I would actually argue that if this article was posted on The Guardian, MBFC would have rated it as contributing to its heavily left-leaning status according to their spectrum views.
And yet, here we have an article that not only argues in a highly emotional tone, towards a cause that MBFC would have categorized as “liberal”, but also one that drops all neutrality, especially at the end, on a site that tries to appear as a neutral fact-checker.
“Why be a part of a religion that rejects you based on your gender and your personal choices? Why?”
That extra “why” and aggressive postulation of what the “religion” is, especially since 59% condemnation necessarily means 41% either did not respond or did not condemn (out of the small percentage of total Christians in the world and the US included in the study), is simply not something that a site advocating neutral fact-checking is supposed to display.
I’d even argue that one of the most prominent and ignored forms of pseudoscience today is for news is to find a study that takes a small or large sample size of a limited region and finds a mere tendency, even a heavy one, and speak of them as if they were absolute, measurable, scientifically proven truths for everyone, largely flipping off the actual results and confounding factors of the studies, and most likely the views of the scientists making the studies in the first place.
It’s not even the study, the source, or the findings of the study that I have problem with.

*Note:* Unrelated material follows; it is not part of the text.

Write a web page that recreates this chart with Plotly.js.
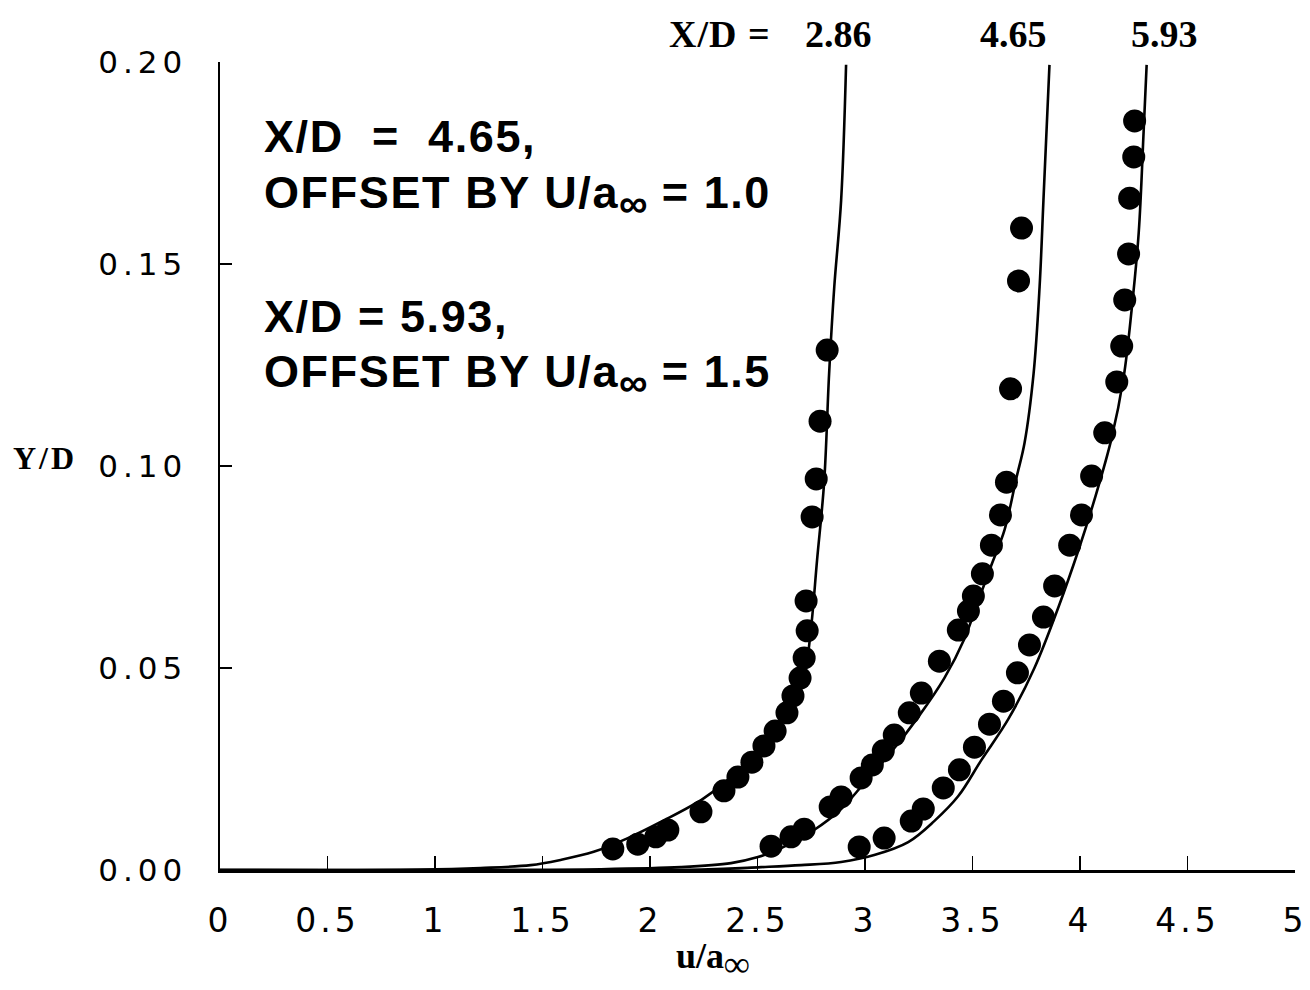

Pew Research tends to be pretty neutral and well-respected, and there’s no argument that for a 59% majority (and not all) of the people covered in this particular study, there is a discrepancy between their stated views and their actions. I don’t even deny that fundamentalists, the loud minority, would, without doubt, refer to them as “not true christians”
But the logical conclusion of the matter is that the coverage of the study provided here is simply not neutral. It argues with emotional, charged language and makes absolute statements off a study that did not study 100% of all Christian and simply found a tendency. Even with tendency, the title cannot reliably claim that 70% of women who get abortions are Christian, because not every person who gets an abortion has it reported to study authorities, and thank goodness for that.
It’s not as if the only alternative to this site is a climate-change denying, conservative fundamentalist misinformation broker site. There are plenty of alternatives — Snopes, Politifact, Factcheck.org and Climate Feedback are examples.
As such, I only hope for the sake of MBFC that this is not the direction that the site intends to go, because the coverage (rather than study) above, otherwise they have undermined the entire foundation of their model and people like me are just going to go elsewhere — the sites I mentioned are only a handful.